Data provided:
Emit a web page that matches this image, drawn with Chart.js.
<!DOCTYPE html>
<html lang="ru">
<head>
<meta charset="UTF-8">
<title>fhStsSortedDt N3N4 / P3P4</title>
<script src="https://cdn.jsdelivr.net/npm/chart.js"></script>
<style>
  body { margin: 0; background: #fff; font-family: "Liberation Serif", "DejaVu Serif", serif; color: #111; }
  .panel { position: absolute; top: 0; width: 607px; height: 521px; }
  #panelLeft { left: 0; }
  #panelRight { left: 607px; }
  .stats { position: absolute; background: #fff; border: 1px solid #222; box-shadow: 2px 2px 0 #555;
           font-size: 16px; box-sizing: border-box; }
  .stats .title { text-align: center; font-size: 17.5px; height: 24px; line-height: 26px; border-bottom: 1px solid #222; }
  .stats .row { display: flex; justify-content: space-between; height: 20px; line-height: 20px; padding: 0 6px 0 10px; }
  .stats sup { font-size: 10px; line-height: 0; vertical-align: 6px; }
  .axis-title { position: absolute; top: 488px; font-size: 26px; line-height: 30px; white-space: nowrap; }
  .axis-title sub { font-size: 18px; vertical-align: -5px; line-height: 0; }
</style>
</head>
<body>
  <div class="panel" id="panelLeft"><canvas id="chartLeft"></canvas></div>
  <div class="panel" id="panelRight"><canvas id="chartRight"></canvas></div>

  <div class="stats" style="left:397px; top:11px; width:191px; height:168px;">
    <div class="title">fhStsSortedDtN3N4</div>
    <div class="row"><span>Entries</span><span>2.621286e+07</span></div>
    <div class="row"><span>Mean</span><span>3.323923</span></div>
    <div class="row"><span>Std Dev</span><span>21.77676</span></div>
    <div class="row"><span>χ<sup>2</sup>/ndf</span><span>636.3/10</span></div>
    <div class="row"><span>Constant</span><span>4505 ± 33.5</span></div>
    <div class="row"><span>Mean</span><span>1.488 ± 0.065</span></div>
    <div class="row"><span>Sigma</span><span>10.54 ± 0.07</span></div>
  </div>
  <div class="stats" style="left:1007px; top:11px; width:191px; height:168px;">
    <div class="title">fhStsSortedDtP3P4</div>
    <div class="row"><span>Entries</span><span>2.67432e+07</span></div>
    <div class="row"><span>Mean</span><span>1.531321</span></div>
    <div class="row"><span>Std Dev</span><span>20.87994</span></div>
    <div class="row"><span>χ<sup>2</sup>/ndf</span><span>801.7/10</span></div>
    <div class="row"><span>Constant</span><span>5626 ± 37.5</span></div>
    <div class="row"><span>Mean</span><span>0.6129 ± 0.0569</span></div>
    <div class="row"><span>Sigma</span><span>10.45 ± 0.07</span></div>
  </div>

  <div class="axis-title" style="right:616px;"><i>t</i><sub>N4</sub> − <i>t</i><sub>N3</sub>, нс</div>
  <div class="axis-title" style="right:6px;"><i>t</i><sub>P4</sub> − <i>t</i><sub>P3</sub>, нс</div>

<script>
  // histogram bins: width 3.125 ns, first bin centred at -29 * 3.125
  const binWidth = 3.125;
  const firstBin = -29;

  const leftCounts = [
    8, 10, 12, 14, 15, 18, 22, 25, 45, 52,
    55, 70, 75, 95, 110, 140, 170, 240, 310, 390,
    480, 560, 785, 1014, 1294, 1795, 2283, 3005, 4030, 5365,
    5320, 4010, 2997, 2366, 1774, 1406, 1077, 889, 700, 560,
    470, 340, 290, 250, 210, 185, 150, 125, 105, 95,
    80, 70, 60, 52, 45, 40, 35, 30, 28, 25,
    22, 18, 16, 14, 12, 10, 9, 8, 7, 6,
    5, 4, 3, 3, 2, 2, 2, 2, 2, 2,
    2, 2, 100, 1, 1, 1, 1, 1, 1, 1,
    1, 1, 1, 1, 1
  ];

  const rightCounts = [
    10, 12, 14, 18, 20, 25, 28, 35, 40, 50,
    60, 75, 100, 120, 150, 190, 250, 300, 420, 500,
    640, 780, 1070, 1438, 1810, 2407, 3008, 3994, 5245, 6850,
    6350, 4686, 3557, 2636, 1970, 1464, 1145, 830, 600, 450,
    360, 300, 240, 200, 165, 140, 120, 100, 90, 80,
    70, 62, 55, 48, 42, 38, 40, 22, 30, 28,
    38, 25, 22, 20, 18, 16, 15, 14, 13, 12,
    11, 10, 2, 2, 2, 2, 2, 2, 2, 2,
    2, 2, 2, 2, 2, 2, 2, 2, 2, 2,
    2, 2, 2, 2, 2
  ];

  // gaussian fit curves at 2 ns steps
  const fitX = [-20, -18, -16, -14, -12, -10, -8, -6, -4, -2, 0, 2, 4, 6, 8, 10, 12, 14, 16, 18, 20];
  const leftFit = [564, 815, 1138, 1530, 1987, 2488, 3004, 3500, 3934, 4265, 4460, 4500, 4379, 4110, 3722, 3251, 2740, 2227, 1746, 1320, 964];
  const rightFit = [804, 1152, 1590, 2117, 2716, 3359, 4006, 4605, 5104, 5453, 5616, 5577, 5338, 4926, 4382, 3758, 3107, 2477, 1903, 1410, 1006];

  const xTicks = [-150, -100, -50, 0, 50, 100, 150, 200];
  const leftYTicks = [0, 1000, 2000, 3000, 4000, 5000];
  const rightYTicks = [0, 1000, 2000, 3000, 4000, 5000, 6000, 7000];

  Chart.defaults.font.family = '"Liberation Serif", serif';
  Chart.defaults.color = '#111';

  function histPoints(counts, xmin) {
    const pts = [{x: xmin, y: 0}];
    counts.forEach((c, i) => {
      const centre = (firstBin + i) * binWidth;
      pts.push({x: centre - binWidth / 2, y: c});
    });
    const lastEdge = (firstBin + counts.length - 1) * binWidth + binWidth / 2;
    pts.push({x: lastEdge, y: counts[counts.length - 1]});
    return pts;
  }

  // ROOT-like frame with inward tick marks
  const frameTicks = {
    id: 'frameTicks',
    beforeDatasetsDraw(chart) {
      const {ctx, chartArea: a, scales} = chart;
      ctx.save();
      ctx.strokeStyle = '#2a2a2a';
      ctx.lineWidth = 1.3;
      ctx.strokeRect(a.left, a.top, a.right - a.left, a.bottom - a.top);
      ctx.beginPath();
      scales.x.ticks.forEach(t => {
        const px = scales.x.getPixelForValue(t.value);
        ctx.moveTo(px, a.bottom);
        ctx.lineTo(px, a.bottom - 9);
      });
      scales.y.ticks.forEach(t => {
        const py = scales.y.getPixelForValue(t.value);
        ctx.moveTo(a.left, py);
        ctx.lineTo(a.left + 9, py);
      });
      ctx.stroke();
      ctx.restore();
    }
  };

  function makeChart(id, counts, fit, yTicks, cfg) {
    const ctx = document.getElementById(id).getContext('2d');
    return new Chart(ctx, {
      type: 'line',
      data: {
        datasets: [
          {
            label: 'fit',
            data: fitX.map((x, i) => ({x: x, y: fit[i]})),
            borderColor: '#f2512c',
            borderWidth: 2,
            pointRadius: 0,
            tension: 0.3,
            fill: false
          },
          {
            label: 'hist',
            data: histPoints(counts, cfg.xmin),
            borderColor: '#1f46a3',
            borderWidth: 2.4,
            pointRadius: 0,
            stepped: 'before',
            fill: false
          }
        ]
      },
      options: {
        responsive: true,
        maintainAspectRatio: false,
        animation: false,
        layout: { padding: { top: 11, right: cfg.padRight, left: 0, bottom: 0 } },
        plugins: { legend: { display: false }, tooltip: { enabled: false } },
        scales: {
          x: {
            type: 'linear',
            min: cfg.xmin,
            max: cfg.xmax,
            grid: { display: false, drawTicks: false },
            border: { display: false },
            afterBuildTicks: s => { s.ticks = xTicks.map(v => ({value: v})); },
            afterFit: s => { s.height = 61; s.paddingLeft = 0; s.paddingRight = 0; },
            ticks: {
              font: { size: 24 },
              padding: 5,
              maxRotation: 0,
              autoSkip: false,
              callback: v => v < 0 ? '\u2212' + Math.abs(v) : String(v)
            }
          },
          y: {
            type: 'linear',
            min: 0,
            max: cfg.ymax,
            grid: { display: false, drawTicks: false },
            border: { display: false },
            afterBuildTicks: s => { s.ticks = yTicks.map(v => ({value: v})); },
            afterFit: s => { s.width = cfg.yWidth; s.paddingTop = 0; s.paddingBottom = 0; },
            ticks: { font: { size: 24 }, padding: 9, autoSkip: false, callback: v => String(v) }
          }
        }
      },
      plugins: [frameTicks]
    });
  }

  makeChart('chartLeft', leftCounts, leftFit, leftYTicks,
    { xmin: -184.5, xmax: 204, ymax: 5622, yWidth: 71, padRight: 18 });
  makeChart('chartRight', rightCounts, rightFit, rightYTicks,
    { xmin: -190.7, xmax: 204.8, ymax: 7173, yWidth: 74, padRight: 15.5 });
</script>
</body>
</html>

What is asked:
Copy and report every line where the word "with" is present.

The answer:
Emit a web page that matches this image, drawn with Chart.js.
  // ROOT-like frame with inward tick marks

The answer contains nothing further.